Survey data must be analyzed before restaurants can use the information. Analyzing surveys involves five steps: validating, partitioning, coding, standard analyzing and ordinal and nominal analyzing.

  1. Data Validation
    Restaurants can validate data by ensuring that questionnaires are completed, verifying identification data or using test questions to determine inconsistent answers. If customers don’t finish the survey or skip answers, an analysis of the number of respondents who didn’t answer the same questions could reveal that they were confusing or inappropriate.
  2. Dividing Surveys in Subgroups
    Using subgroups makes the analysis easier and prevents comparing apples to oranges. For example, testing how mothers feel about a delivery service would be invalid for people who aren’t mothers. Subgrouping the data allows comparisons in the responses of men and women and customers with different demographic profiles.
  3. Coding
    Before studying the data, it must be coded or filtered into open-ended and closed-ended questions and assigned values for charts, graphs and lists.
  4. Standard Analysis
    Numerical data is easy to understand because data can be converted with straightforward equations, such as how many people answered yes, no or maybe.
  5. Ordinal and Nominal Data
    These types of data require using a different method of analysis. Ordinal data require converting some of the terms like strongly agree and strongly disagree into numerical equivalents based on the number of choices.

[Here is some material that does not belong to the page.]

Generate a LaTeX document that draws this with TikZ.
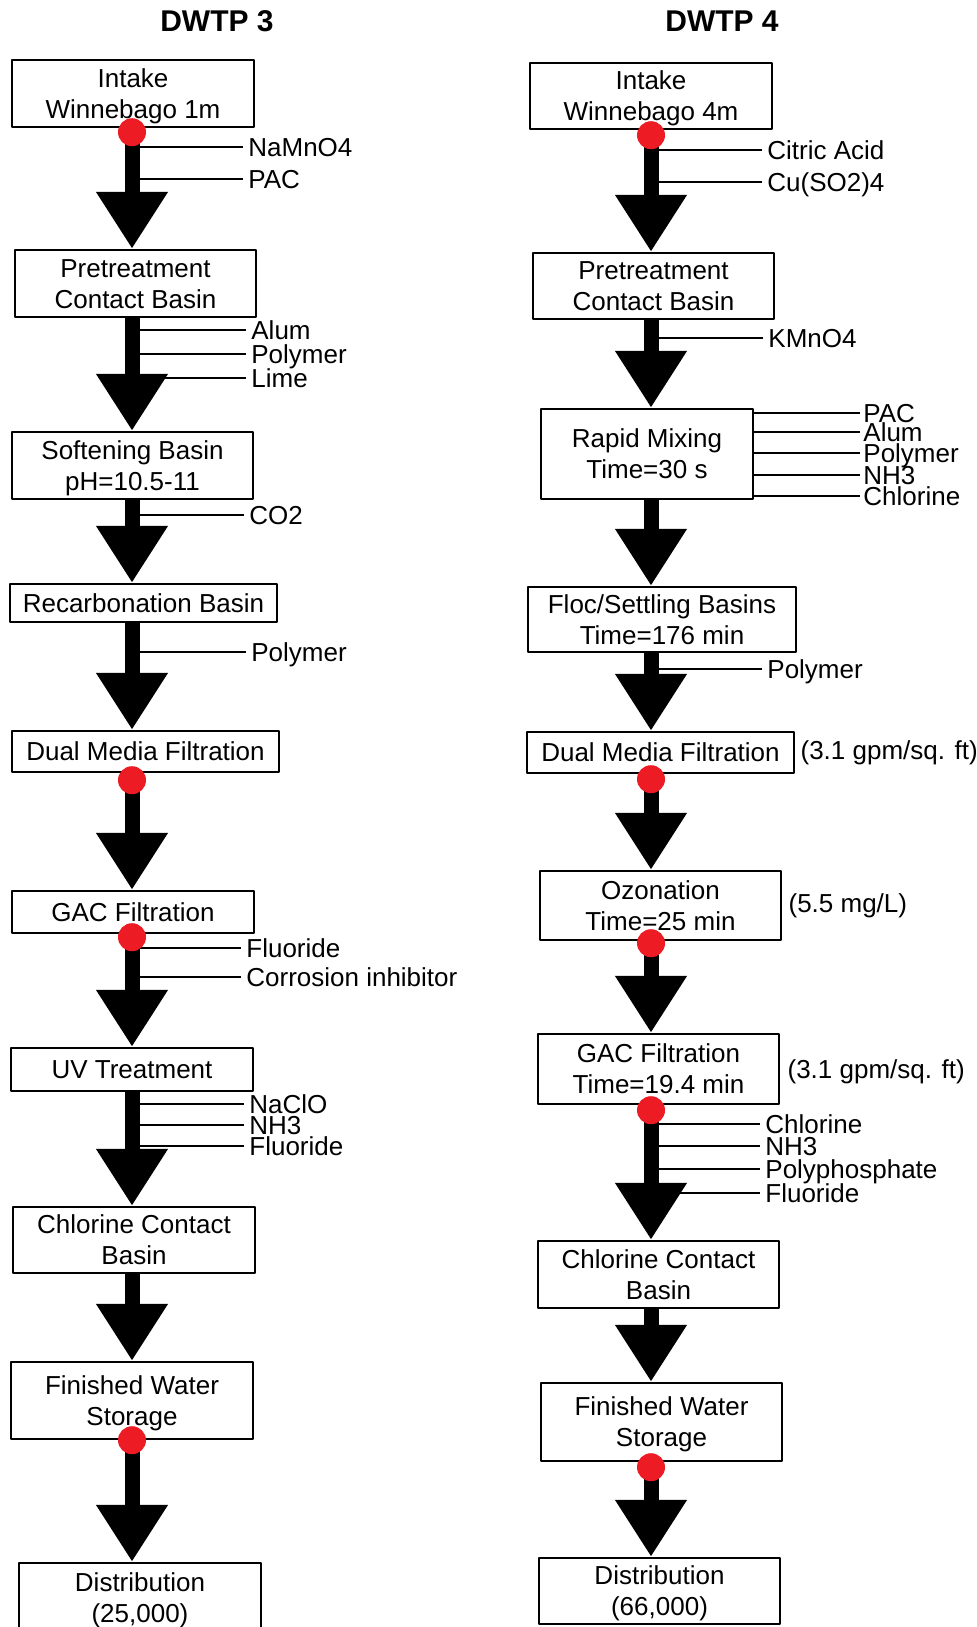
\documentclass[tikz,border=0pt]{standalone}
\usepackage{fontspec}
\setmainfont{Liberation Sans}
\usetikzlibrary{arrows.meta,positioning}
\definecolor{dotred}{HTML}{ED1C24}

\begin{document}
\begin{tikzpicture}[x=0.5pt,y=-0.5pt,line join=round,font=\fontsize{13}{15.5}\selectfont,
	khoi/.style={draw,line width=1.2pt,fill=white,align=center,inner sep=0pt,text height=24.8pt,text depth=0pt},
	motdong/.style={text height=9.3pt,text depth=0pt},
	hoachat/.style={anchor=west,inner xsep=2.5pt,inner ysep=0pt,text height=9.3pt,text depth=0pt},
	nhanh/.style={line width=1pt},
	dong/.style={line width=7.5pt,-{Triangle[width=34pt,length=28.5pt]}},
	diem/.style={circle,fill=dotred,inner sep=0pt,minimum size=14pt},
	ghichu/.style={inner sep=0pt},
	tieude/.style={font=\fontsize{15}{18}\selectfont\bfseries}]
	% Khung hình
	\useasboundingbox (0,0) rectangle (977,1627);
	\clip (0,0) rectangle (977,1627);
	% Trục hai dây chuyền
	\coordinate (trucA) at (132,0);
	\coordinate (trucB) at (651,0);
	% Tiêu đề
	\node [tieude] (t3) at (217,21) {DWTP 3};
	\node [tieude] (t4) at (722,21) {DWTP 4};
	% Các khối DWTP 3
	\node [khoi,minimum width=121pt,minimum height=33.5pt] (in3) at (133,93.5) {Intake\\Winnebago 1m};
	\node [khoi,minimum width=120.5pt,minimum height=33.5pt] (pre3) at (135.5,283.5) {Pretreatment\\Contact Basin};
	\node [khoi,minimum width=120.5pt,minimum height=33.5pt] (soft3) at (132.5,465.5) {Softening Basin\\pH=10.5-11};
	\node [khoi,motdong,minimum width=133.5pt,minimum height=19pt] (rec3) at (143.5,603) {Recarbonation Basin};
	\node [khoi,motdong,minimum width=133.5pt,minimum height=20.5pt] (dmf3) at (145.5,751.5) {Dual Media Filtration};
	\node [khoi,motdong,minimum width=121pt,minimum height=21pt] (gac3) at (133,912) {GAC Filtration};
	\node [khoi,motdong,minimum width=121pt,minimum height=21.5pt] (uv3) at (132,1069.5) {UV Treatment};
	\node [khoi,minimum width=121pt,minimum height=33pt] (cl3) at (134,1240) {Chlorine Contact\\Basin};
	\node [khoi,minimum width=121pt,minimum height=38.5pt] (fws3) at (132,1400.5) {Finished Water\\Storage};
	\node [khoi,minimum width=121pt,minimum height=35pt] (dis3) at (140,1598) {Distribution\\(25,000)};
	% Các khối DWTP 4
	\node [khoi,minimum width=121pt,minimum height=33pt] (in4) at (651,96) {Intake\\Winnebago 4m};
	\node [khoi,minimum width=120.5pt,minimum height=33pt] (pre4) at (653.5,286) {Pretreatment\\Contact Basin};
	\node [khoi,minimum width=106pt,minimum height=45pt] (rm4) at (647,454) {Rapid Mixing\\Time=30 s};
	\node [khoi,minimum width=134pt,minimum height=32.5pt] (floc4) at (662,619.5) {Floc/Settling Basins\\Time=176 min};
	\node [khoi,motdong,minimum width=133.5pt,minimum height=20.5pt] (dmf4) at (660.5,752.5) {Dual Media Filtration};
	\node [khoi,minimum width=120.5pt,minimum height=34.5pt] (oz4) at (660.5,905.5) {Ozonation\\Time=25 min};
	\node [khoi,minimum width=120.5pt,minimum height=35pt] (gac4) at (658.5,1069) {GAC Filtration\\Time=19.4 min};
	\node [khoi,minimum width=120.5pt,minimum height=33.5pt] (cl4) at (658.5,1274.5) {Chlorine Contact\\Basin};
	\node [khoi,minimum width=120.5pt,minimum height=39pt] (fws4) at (661.5,1422) {Finished Water\\Storage};
	\node [khoi,minimum width=120.5pt,minimum height=33pt] (dis4) at (659.5,1591) {Distribution\\(66,000)};
	% Ghi chú bên phải
	\node [ghichu,right=2.5pt of dmf4] (g1) {(3.1 gpm/sq. ft)};
	\node [ghichu,right=3pt of oz4] (g2) {(5.5 mg/L)};
	\node [ghichu,right=3.5pt of gac4,yshift=-1.5pt] (g3) {(3.1 gpm/sq. ft)};
	% Hóa chất DWTP 3
	\node [hoachat] (a1) at (243,147) {NaMnO4};
	\node [hoachat] (a2) at (243,179) {PAC};
	\node [hoachat] (a3) at (246,330) {Alum};
	\node [hoachat] (a4) at (246,354) {Polymer};
	\node [hoachat] (a5) at (246,378) {Lime};
	\node [hoachat] (a6) at (244,515) {CO2};
	\node [hoachat] (a7) at (246,652) {Polymer};
	\node [hoachat] (a8) at (241,948) {Fluoride};
	\node [hoachat] (a9) at (241,977) {Corrosion inhibitor};
	\node [hoachat] (a10) at (244,1104) {NaClO};
	\node [hoachat] (a11) at (244,1125) {NH3};
	\node [hoachat] (a12) at (244,1146) {Fluoride};
	\foreach \i in {1,...,12}
		\draw [nhanh] (a\i.west) -- (a\i.west -| trucA);
	% Hóa chất DWTP 4
	\node [hoachat] (b1) at (762,150) {Citric Acid};
	\node [hoachat] (b2) at (762,182) {Cu(SO2)4};
	\node [hoachat] (b3) at (763,338) {KMnO4};
	\node [hoachat] (b4) at (762,669) {Polymer};
	\node [hoachat] (b5) at (760,1124) {Chlorine};
	\node [hoachat] (b6) at (760,1146) {NH3};
	\node [hoachat] (b7) at (760,1169) {Polyphosphate};
	\node [hoachat] (b8) at (760,1193) {Fluoride};
	\foreach \i in {1,...,8}
		\draw [nhanh] (b\i.west) -- (b\i.west -| trucB);
	\node [hoachat,inner xsep=1.5pt] (m1) at (860,413) {PAC};
	\node [hoachat,inner xsep=1.5pt] (m2) at (860,432) {Alum};
	\node [hoachat,inner xsep=1.5pt] (m3) at (860,453) {Polymer};
	\node [hoachat,inner xsep=1.5pt] (m4) at (860,475) {NH3};
	\node [hoachat,inner xsep=1.5pt] (m5) at (860,496) {Chlorine};
	\foreach \i in {1,...,5}
		\draw [nhanh] (m\i.west) -- (m\i.west -| rm4.east);
	% Mũi tên DWTP 3
	\draw [dong] (in3.south -| trucA) -- (pre3.north -| trucA);
	\draw [dong] (pre3.south -| trucA) -- (soft3.north -| trucA);
	\draw [dong] (soft3.south -| trucA) -- (rec3.north -| trucA);
	\draw [dong] (rec3.south -| trucA) -- (dmf3.north -| trucA);
	\draw [dong] (dmf3.south -| trucA) -- (gac3.north -| trucA);
	\draw [dong] (gac3.south -| trucA) -- (uv3.north -| trucA);
	\draw [dong] (uv3.south -| trucA) -- (cl3.north -| trucA);
	\draw [dong] (cl3.south -| trucA) -- (fws3.north -| trucA);
	\draw [dong] (fws3.south -| trucA) -- (dis3.north -| trucA);
	% Mũi tên DWTP 4
	\draw [dong] (in4.south -| trucB) -- (pre4.north -| trucB);
	\draw [dong] (pre4.south -| trucB) -- (rm4.north -| trucB);
	\draw [dong] (rm4.south -| trucB) -- (floc4.north -| trucB);
	\draw [dong] (floc4.south -| trucB) -- (dmf4.north -| trucB);
	\draw [dong] (dmf4.south -| trucB) -- (oz4.north -| trucB);
	\draw [dong] (oz4.south -| trucB) -- (gac4.north -| trucB);
	\draw [dong] (gac4.south -| trucB) -- (cl4.north -| trucB);
	\draw [dong] (cl4.south -| trucB) -- (fws4.north -| trucB);
	\draw [dong] (fws4.south -| trucB) -- (dis4.north -| trucB);
	% Điểm lấy mẫu
	\node [diem,yshift=-2pt] (d1) at (in3.south -| trucA) {};
	\node [diem,yshift=-3.5pt] (d2) at (dmf3.south -| trucA) {};
	\node [diem,yshift=-1.5pt] (d3) at (gac3.south -| trucA) {};
	\node [diem] (d4) at (fws3.south -| trucA) {};
	\node [diem,yshift=-2.5pt] (d5) at (in4.south -| trucB) {};
	\node [diem,yshift=-2.5pt] (d6) at (dmf4.south -| trucB) {};
	\node [diem,yshift=-1pt] (d7) at (oz4.south -| trucB) {};
	\node [diem,yshift=-2.5pt] (d8) at (gac4.south -| trucB) {};
	\node [diem,yshift=-2.5pt] (d9) at (fws4.south -| trucB) {};
\end{tikzpicture}
\end{document}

Nominal data include open-ended questions, and someone should probably view these responses manually to get actionable information.

Using Google Analytics

Restaurateurs who use a consultant or partner for preparing their surveys can usually get a full array of graphs, charts and tools to analyze results. However, managers can use Google Analytics to get useful information from in-house surveys. Google Analytics allows study of the answers to survey questions and respondent’s survey-taking behavior on the website, such as how long people spend on each question and whether they moved around on the website while taking the survey.

Using Google’s integration code at the bottom of each page of a survey allows managers to treat the survey folder just like the rest of the website in a Google Analytics account. Managers can initiate reports, generate graphs and charts and test variations of landing pages for surveys and survey content. The procedure for enabling this function in a Google Analytics account works as follows:

  • Disable the Mobile Theme Optimization option.
  • Use the code snippets that Google provides to customers when they open a Google Analytics account.
  • Place the code at the bottom of each page of the website and survey and at the top of the survey’s HTML template.
  • Consult Google Analytics for more details about identifying each page of the survey and creating a unique name for each survey.

Analytics Revelations

Data analysis of surveys and survey-taking behavior can help managers plan better marketing campaigns, change restaurant policies and menus and identify optimal times to send texts, emails and incentives. Social data can help a restaurant get more out of social media and leverage greater benefits by supporting trends and causes that resonate with customers. Actionable intelligence helps managers and owners make accurate and safe decisions that drive restaurant profitability in a highly competitive industry.

Surveys provide a perfect method for gauging trends, restaurant performance and customer likes and dislikes. Restaurants can use surveys in-house through comment cards and restaurant receipts or use digital signs to offer incentives for getting customers to take short surveys in-house or online. Sure, some people hate surveys, but others appreciate the opportunity to express their opinions. Use surveys strategically, keep them short and design each questionnaire with specific goals in mind to get the best results.